Europe must build up its own IT industry and reduce its dependence on that of the US if it is to stay competitive, said SAP chairman and chief executive Henning Kagermann, in a keynote speech opening the CeBIT trade show in Hannover, Germany, on Wednesday evening.
The IT industry has the most potential to innovate, the fewest restrictions and the most impact on other industries, but the sector is dominated by the US and accounts for only 1.5 percent of Germany's gross national product, Kagermann said.
"For each Euro in the EU invested in major IT projects, some 75 cents flows into a market outside Germany today. This cannot be the way ahead for Europe," he warned.

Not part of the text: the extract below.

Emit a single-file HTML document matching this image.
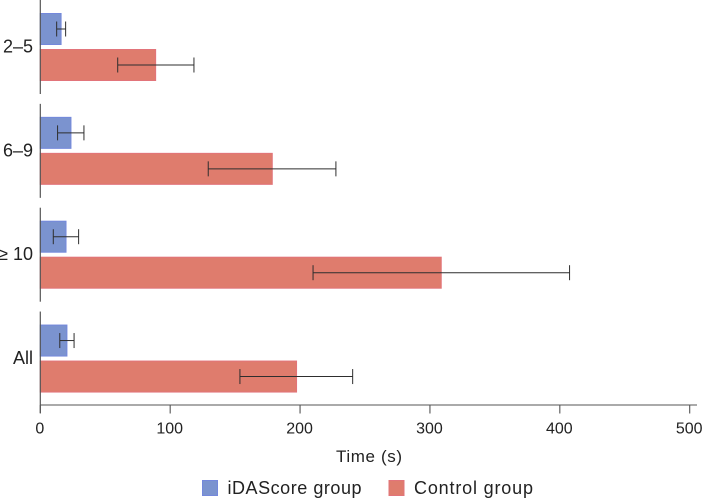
<!DOCTYPE html>
<html lang="en">
<head>
<meta charset="utf-8">
<title>Time by group</title>
<style>
  html, body { margin: 0; padding: 0; background: #fff; }
  svg { display: block; font-family: "Liberation Sans", sans-serif; }
  text { fill: #222; }
</style>
</head>
<body>
<svg id="chart" width="704" height="498" viewBox="0 0 704 498" xmlns="http://www.w3.org/2000/svg"></svg>
<script>
const categories = ['2–5', '6–9', '≥ 10', 'All'];
const iDAScoreValues = [16, 23.6, 19.8, 20.5];
const iDAScoreLow = [12.6, 13.3, 10, 15];
const iDAScoreHigh = [19.5, 33.6, 29.5, 26];
const controlValues = [88.8, 178.6, 308.7, 197.3];
const controlLow = [59.6, 129.3, 210, 153.7];
const controlHigh = [118.3, 227.6, 407.5, 240.5];
const xTicks = [0, 100, 200, 300, 400, 500];

const svg = document.getElementById('chart');
const NS = 'http://www.w3.org/2000/svg';
const xScale = v => 40.3 + v * 1.2988;
const bandTop = i => 103.85 * i;
const blueY = i => bandTop(i) + 13.5;
const redY = i => bandTop(i) + 49.5;
const barH = 31;

function make(tag, attrs, parent) {
  const el = document.createElementNS(NS, tag);
  for (const k in attrs) el.setAttribute(k, attrs[k]);
  (parent || svg).appendChild(el);
  return el;
}

function drawBar(v, y, fill, stroke, name) {
  const bar = make('rect', { x: xScale(0), y: y, width: xScale(v) - xScale(0), height: barH, fill: fill, stroke: stroke, 'stroke-width': 1 });
  
  
}

function drawError(lo, hi, cy, name) {
  const g = make('g', { stroke: '#2e2e2e', 'stroke-width': 1, fill: 'none' });
  
  
  make('line', { x1: xScale(lo), x2: xScale(hi), y1: cy, y2: cy }, g);
  make('line', { x1: xScale(lo), x2: xScale(lo), y1: cy - 7.5, y2: cy + 7.5 }, g);
  make('line', { x1: xScale(hi), x2: xScale(hi), y1: cy - 7.5, y2: cy + 7.5 }, g);
}

categories.forEach((c, i) => {
  const slug = c.replace(/[^A-Za-z0-9]+/g, '-').replace(/^-|-$/g, '').toLowerCase();
  drawBar(iDAScoreValues[i], blueY(i), '#7b93cf', '#7488dc', 'bar-idascore-' + slug);
  drawBar(controlValues[i], redY(i), '#df7c6d', '#e2747a', 'bar-control-' + slug);
  drawError(iDAScoreLow[i], iDAScoreHigh[i], blueY(i) + barH / 2, 'error-bar-idascore-' + slug);
  drawError(controlLow[i], controlHigh[i], redY(i) + barH / 2, 'error-bar-control-' + slug);

  const spine = make('line', {
    x1: xScale(0), x2: xScale(0),
    y1: i === 0 ? 0 : bandTop(i),
    y2: i === 3 ? 413 : bandTop(i) + 94,
    stroke: '#555', 'stroke-width': 1.2
  });
  
  

  const label = make('text', { x: 33, y: bandTop(i) + 52.5, 'text-anchor': 'end', 'font-size': 18 });
  label.textContent = c;
  
  
});

const xAxis = make('line', { x1: xScale(0), x2: 697, y1: 405, y2: 405, stroke: '#555', 'stroke-width': 1.1 });



xTicks.forEach(t => {
  const tick = make('line', { x1: xScale(t), x2: xScale(t), y1: 405, y2: 413.5, stroke: '#555', 'stroke-width': 1.1 });
  
  
  const label = make('text', { x: xScale(t) - 0.5, y: 433.5, 'text-anchor': 'middle', 'font-size': 16 });
  label.textContent = t;
  
  
});
</script>
<script>
(function () {
  const s = document.getElementById('chart');
  const ns = 'http://www.w3.org/2000/svg';

  const title = document.createElementNS(ns, 'text');
  title.setAttribute('x', 336);
  title.setAttribute('y', 462);
  title.setAttribute('font-size', 17);
  title.setAttribute('textLength', 66);
  
  
  title.textContent = 'Time (s)';
  s.appendChild(title);

  const swatchA = document.createElementNS(ns, 'rect');
  swatchA.setAttribute('x', 202.5);
  swatchA.setAttribute('y', 480.5);
  swatchA.setAttribute('width', 15);
  swatchA.setAttribute('height', 15);
  swatchA.setAttribute('fill', '#7b93cf');
  swatchA.setAttribute('stroke', '#7488dc');
  
  
  s.appendChild(swatchA);

  const textA = document.createElementNS(ns, 'text');
  textA.setAttribute('x', 227.5);
  textA.setAttribute('y', 494);
  textA.setAttribute('font-size', 18);
  textA.setAttribute('textLength', 134);
  
  
  textA.textContent = 'iDAScore group';
  s.appendChild(textA);

  const swatchB = document.createElementNS(ns, 'rect');
  swatchB.setAttribute('x', 389);
  swatchB.setAttribute('y', 480.5);
  swatchB.setAttribute('width', 15);
  swatchB.setAttribute('height', 15);
  swatchB.setAttribute('fill', '#df7c6d');
  swatchB.setAttribute('stroke', '#e2747a');
  
  
  s.appendChild(swatchB);

  const textB = document.createElementNS(ns, 'text');
  textB.setAttribute('x', 414);
  textB.setAttribute('y', 494);
  textB.setAttribute('font-size', 18);
  textB.setAttribute('textLength', 119);
  
  
  textB.textContent = 'Control group';
  s.appendChild(textB);
})();
</script>
</body>
</html>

The dynamics of the global economy also disproportionately benefit the US, he said. He cited a study from management consultancy firm McKinsey which found that when one dollar of value creation moves out of the US, $1.13 of new gross domestic product are created in its place; in Germany, when a euro of value creation moves abroad, only 79 cents of new GDP are created. "In the United States, jobs with little added value are quickly replaced by more productive ones," he said.
To push Europe ahead, the EU needs a focused programme of IT industry investment, concentrating on next-generation business IT, and on embedded systems, Kagermann argued.
Businesses are relying increasingly on innovation in their business processes, rather than their end products, to compete, he said, and new service-oriented software architectures are ideally suited to deliver this kind of innovation. "Very much like the automotive industry, we will have platforms that are the basis for many models. But our models will be so flexible that owners will be able to turn their convertibles into pickups themselves — depending on their current needs," he said.
As for embedded systems, these are now so pervasive that they're absolutely essential, yet have become practically invisible, Kagermann said. "We all benefit from the latest opportunities offered by information and communication technology, but we no longer notice it."
In the future 80 percent of the automotive industry's innovations will be due to IT, mostly enabled by embedded software, Kagermann said, quoting from a Spiegel Magazine survey of heads of research at large automotive companies. He added that Europeans and particularly Germans are well positioned to take the lead in embedded systems because they are used to dealing with the complexity of such systems.
"It's all about interdisciplinary thinking and development... These types of projects are complex by nature, but we have learned to handle complexity — and it is our strength," he said.
A PDF transcript of the speech is available from SAP's Web site.
For a look at the fun side of CeBIT, check out our CeBIT Digital Living special. Or visit ZDNet UK's CeBIT Toolkit for more enterprise technology stories and pictures from the show floor.






Talkback
A good start would be for the UK government to stop handing handing huge outsourcing contracts to companies like EDS.
Or is this more of Blair's follow-the-Bush policy?
sw patents will prevent that independence if they are allowed in Europe.
Putting aside the questionable nature of the procedural violations the EC carried out this week, the CIID would allow all US sw patents to be valid in Europe. U.S. portfolio companies have been patenting everything under the sun and moon including well established practices and even old Internet RFCs (requests for comment). Given the fact that it costs in the ballpark of four million USD to defeat an invalid patent most businesses *using computers* -- yes, using computers, not just developers -- will find it cheaper to just pay off the portfolio companies, at least in the short run. It may cost only 50 000 per year per license to pay patent fees, but as of a few years ago any company with a web presence is violating more than two dozen patents.
Its also the type of culture America is, they dream all day about money, talk and breathe it. Any time I see young Americans (of my age, 22) they are always spouting some rubbish about the biggest this, the most expensive that etc...
It's all they think about, sure many good things come from America but I do not want to see Europe turn into a smash and grab operation like the US.
Then compare not companies but countries, the Germans are very productive and efficient but when proccesses are exported into the UK our industry just doesn't get it.
America is a new country and Europe is set in its ways, I think we should have our own MIT and work with each other more, like on the EU website project but it'll have to be done fast as China will be heavily relied upon soon, and that'll be another head ache.
The earlier post about Software patents is essencially correct, I would further add that alternatives that are actively developed in Europe, such as linux now face the real possibility of being wiped out on their home turf by the likes of Microsoft et all.
I remember emailing my MP about this very issue, only to be fobbed off by lord Sainsbury saying how its all going to be ok... Well, everything that I've seen since tells me otherwise.
As for the EU council, well they've shown their true colours on this one - they are in the pockets of mr Gates, and our elected representitives are utterly powerless to stop them from going ahead in this madness. Congratulations chaps, you've sealed the fate of our IT sector in your efforts to line your pockets. You've utterly sunk it.